▶ Recorded data:
-- begin --

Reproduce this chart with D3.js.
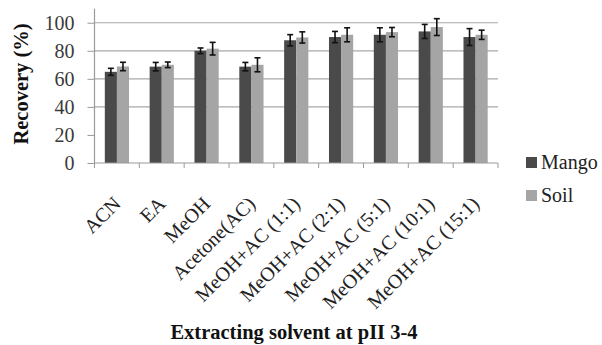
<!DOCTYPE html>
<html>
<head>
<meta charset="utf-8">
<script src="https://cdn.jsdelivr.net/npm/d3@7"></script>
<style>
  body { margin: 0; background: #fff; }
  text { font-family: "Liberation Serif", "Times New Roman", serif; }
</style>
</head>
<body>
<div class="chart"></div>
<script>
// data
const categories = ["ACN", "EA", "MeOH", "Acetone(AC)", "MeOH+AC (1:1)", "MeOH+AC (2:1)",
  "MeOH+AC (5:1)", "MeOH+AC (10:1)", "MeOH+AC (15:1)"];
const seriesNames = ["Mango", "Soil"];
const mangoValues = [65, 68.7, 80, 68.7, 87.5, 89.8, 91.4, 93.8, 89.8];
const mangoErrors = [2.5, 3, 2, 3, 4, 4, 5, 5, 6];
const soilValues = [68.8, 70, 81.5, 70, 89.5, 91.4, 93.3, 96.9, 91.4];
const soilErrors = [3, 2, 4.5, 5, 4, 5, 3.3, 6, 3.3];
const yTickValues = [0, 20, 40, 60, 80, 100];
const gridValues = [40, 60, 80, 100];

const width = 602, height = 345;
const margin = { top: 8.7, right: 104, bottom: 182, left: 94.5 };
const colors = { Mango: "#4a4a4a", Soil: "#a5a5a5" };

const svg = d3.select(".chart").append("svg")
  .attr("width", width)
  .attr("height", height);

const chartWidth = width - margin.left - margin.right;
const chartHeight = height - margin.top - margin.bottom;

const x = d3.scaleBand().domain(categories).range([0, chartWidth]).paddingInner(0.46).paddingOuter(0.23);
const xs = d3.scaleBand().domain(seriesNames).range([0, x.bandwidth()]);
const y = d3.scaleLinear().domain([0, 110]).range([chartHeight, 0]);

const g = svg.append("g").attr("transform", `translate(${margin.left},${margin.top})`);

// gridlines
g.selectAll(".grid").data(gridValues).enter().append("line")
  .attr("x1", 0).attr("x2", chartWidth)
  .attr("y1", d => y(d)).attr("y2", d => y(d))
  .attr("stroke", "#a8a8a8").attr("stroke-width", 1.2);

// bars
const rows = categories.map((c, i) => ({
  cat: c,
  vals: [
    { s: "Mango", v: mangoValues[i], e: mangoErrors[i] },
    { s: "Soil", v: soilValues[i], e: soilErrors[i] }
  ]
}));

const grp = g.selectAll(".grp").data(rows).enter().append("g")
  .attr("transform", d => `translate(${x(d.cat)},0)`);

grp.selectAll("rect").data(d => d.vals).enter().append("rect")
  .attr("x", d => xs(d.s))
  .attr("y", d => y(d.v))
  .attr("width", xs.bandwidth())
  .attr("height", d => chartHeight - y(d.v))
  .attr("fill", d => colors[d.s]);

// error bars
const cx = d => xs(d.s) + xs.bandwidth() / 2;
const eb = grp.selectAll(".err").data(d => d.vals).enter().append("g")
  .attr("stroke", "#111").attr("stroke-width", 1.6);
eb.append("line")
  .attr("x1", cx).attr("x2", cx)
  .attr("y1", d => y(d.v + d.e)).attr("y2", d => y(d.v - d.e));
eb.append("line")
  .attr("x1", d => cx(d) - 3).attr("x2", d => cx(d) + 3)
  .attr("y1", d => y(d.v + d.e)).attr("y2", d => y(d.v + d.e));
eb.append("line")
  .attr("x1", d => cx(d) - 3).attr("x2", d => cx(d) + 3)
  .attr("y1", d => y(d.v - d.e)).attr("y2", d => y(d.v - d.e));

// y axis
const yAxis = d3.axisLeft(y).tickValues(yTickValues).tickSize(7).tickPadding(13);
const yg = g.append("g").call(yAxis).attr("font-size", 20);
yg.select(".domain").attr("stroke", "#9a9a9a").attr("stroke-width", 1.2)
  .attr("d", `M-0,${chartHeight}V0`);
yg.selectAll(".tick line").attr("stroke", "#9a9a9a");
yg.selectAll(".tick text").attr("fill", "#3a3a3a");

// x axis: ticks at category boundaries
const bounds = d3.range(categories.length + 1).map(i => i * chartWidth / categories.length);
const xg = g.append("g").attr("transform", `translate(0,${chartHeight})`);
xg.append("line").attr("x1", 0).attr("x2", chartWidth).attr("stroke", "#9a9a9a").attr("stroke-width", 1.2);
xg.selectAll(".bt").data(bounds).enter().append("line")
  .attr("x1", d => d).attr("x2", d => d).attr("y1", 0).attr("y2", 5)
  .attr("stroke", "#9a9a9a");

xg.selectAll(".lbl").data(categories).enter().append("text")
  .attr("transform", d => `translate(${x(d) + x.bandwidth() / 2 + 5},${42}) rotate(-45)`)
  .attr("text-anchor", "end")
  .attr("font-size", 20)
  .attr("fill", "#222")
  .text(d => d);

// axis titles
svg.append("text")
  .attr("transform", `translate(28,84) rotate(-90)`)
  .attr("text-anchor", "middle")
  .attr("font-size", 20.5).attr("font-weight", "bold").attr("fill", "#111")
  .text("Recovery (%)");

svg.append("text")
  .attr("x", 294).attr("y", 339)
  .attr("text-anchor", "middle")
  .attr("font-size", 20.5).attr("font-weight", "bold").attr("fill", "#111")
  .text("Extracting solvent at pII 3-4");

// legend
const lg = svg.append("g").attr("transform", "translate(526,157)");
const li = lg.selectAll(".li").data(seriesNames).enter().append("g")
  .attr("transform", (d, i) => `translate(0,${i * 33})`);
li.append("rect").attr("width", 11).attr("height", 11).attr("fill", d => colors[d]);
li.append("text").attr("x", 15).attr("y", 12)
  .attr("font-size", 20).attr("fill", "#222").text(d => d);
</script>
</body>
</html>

-- end --

▶ What is being asked: Take the listing and print it again exactly, but without any pictures.

▶ Written answer:
Reproduce this chart with D3.js.
<!DOCTYPE html>
<html>
<head>
<meta charset="utf-8">
<script src="https://cdn.jsdelivr.net/npm/d3@7"></script>
<style>
  body { margin: 0; background: #fff; }
  text { font-family: "Liberation Serif", "Times New Roman", serif; }
</style>
</head>
<body>
<div class="chart"></div>
<script>
// data
const categories = ["ACN", "EA", "MeOH", "Acetone(AC)", "MeOH+AC (1:1)", "MeOH+AC (2:1)",
  "MeOH+AC (5:1)", "MeOH+AC (10:1)", "MeOH+AC (15:1)"];
const seriesNames = ["Mango", "Soil"];
const mangoValues = [65, 68.7, 80, 68.7, 87.5, 89.8, 91.4, 93.8, 89.8];
const mangoErrors = [2.5, 3, 2, 3, 4, 4, 5, 5, 6];
const soilValues = [68.8, 70, 81.5, 70, 89.5, 91.4, 93.3, 96.9, 91.4];
const soilErrors = [3, 2, 4.5, 5, 4, 5, 3.3, 6, 3.3];
const yTickValues = [0, 20, 40, 60, 80, 100];
const gridValues = [40, 60, 80, 100];

const width = 602, height = 345;
const margin = { top: 8.7, right: 104, bottom: 182, left: 94.5 };
const colors = { Mango: "#4a4a4a", Soil: "#a5a5a5" };

const svg = d3.select(".chart").append("svg")
  .attr("width", width)
  .attr("height", height);

const chartWidth = width - margin.left - margin.right;
const chartHeight = height - margin.top - margin.bottom;

const x = d3.scaleBand().domain(categories).range([0, chartWidth]).paddingInner(0.46).paddingOuter(0.23);
const xs = d3.scaleBand().domain(seriesNames).range([0, x.bandwidth()]);
const y = d3.scaleLinear().domain([0, 110]).range([chartHeight, 0]);

const g = svg.append("g").attr("transform", `translate(${margin.left},${margin.top})`);

// gridlines
g.selectAll(".grid").data(gridValues).enter().append("line")
  .attr("x1", 0).attr("x2", chartWidth)
  .attr("y1", d => y(d)).attr("y2", d => y(d))
  .attr("stroke", "#a8a8a8").attr("stroke-width", 1.2);

// bars
const rows = categories.map((c, i) => ({
  cat: c,
  vals: [
    { s: "Mango", v: mangoValues[i], e: mangoErrors[i] },
    { s: "Soil", v: soilValues[i], e: soilErrors[i] }
  ]
}));

const grp = g.selectAll(".grp").data(rows).enter().append("g")
  .attr("transform", d => `translate(${x(d.cat)},0)`);

grp.selectAll("rect").data(d => d.vals).enter().append("rect")
  .attr("x", d => xs(d.s))
  .attr("y", d => y(d.v))
  .attr("width", xs.bandwidth())
  .attr("height", d => chartHeight - y(d.v))
  .attr("fill", d => colors[d.s]);

// error bars
const cx = d => xs(d.s) + xs.bandwidth() / 2;
const eb = grp.selectAll(".err").data(d => d.vals).enter().append("g")
  .attr("stroke", "#111").attr("stroke-width", 1.6);
eb.append("line")
  .attr("x1", cx).attr("x2", cx)
  .attr("y1", d => y(d.v + d.e)).attr("y2", d => y(d.v - d.e));
eb.append("line")
  .attr("x1", d => cx(d) - 3).attr("x2", d => cx(d) + 3)
  .attr("y1", d => y(d.v + d.e)).attr("y2", d => y(d.v + d.e));
eb.append("line")
  .attr("x1", d => cx(d) - 3).attr("x2", d => cx(d) + 3)
  .attr("y1", d => y(d.v - d.e)).attr("y2", d => y(d.v - d.e));

// y axis
const yAxis = d3.axisLeft(y).tickValues(yTickValues).tickSize(7).tickPadding(13);
const yg = g.append("g").call(yAxis).attr("font-size", 20);
yg.select(".domain").attr("stroke", "#9a9a9a").attr("stroke-width", 1.2)
  .attr("d", `M-0,${chartHeight}V0`);
yg.selectAll(".tick line").attr("stroke", "#9a9a9a");
yg.selectAll(".tick text").attr("fill", "#3a3a3a");

// x axis: ticks at category boundaries
const bounds = d3.range(categories.length + 1).map(i => i * chartWidth / categories.length);
const xg = g.append("g").attr("transform", `translate(0,${chartHeight})`);
xg.append("line").attr("x1", 0).attr("x2", chartWidth).attr("stroke", "#9a9a9a").attr("stroke-width", 1.2);
xg.selectAll(".bt").data(bounds).enter().append("line")
  .attr("x1", d => d).attr("x2", d => d).attr("y1", 0).attr("y2", 5)
  .attr("stroke", "#9a9a9a");

xg.selectAll(".lbl").data(categories).enter().append("text")
  .attr("transform", d => `translate(${x(d) + x.bandwidth() / 2 + 5},${42}) rotate(-45)`)
  .attr("text-anchor", "end")
  .attr("font-size", 20)
  .attr("fill", "#222")
  .text(d => d);

// axis titles
svg.append("text")
  .attr("transform", `translate(28,84) rotate(-90)`)
  .attr("text-anchor", "middle")
  .attr("font-size", 20.5).attr("font-weight", "bold").attr("fill", "#111")
  .text("Recovery (%)");

svg.append("text")
  .attr("x", 294).attr("y", 339)
  .attr("text-anchor", "middle")
  .attr("font-size", 20.5).attr("font-weight", "bold").attr("fill", "#111")
  .text("Extracting solvent at pII 3-4");

// legend
const lg = svg.append("g").attr("transform", "translate(526,157)");
const li = lg.selectAll(".li").data(seriesNames).enter().append("g")
  .attr("transform", (d, i) => `translate(0,${i * 33})`);
li.append("rect").attr("width", 11).attr("height", 11).attr("fill", d => colors[d]);
li.append("text").attr("x", 15).attr("y", 12)
  .attr("font-size", 20).attr("fill", "#222").text(d => d);
</script>
</body>
</html>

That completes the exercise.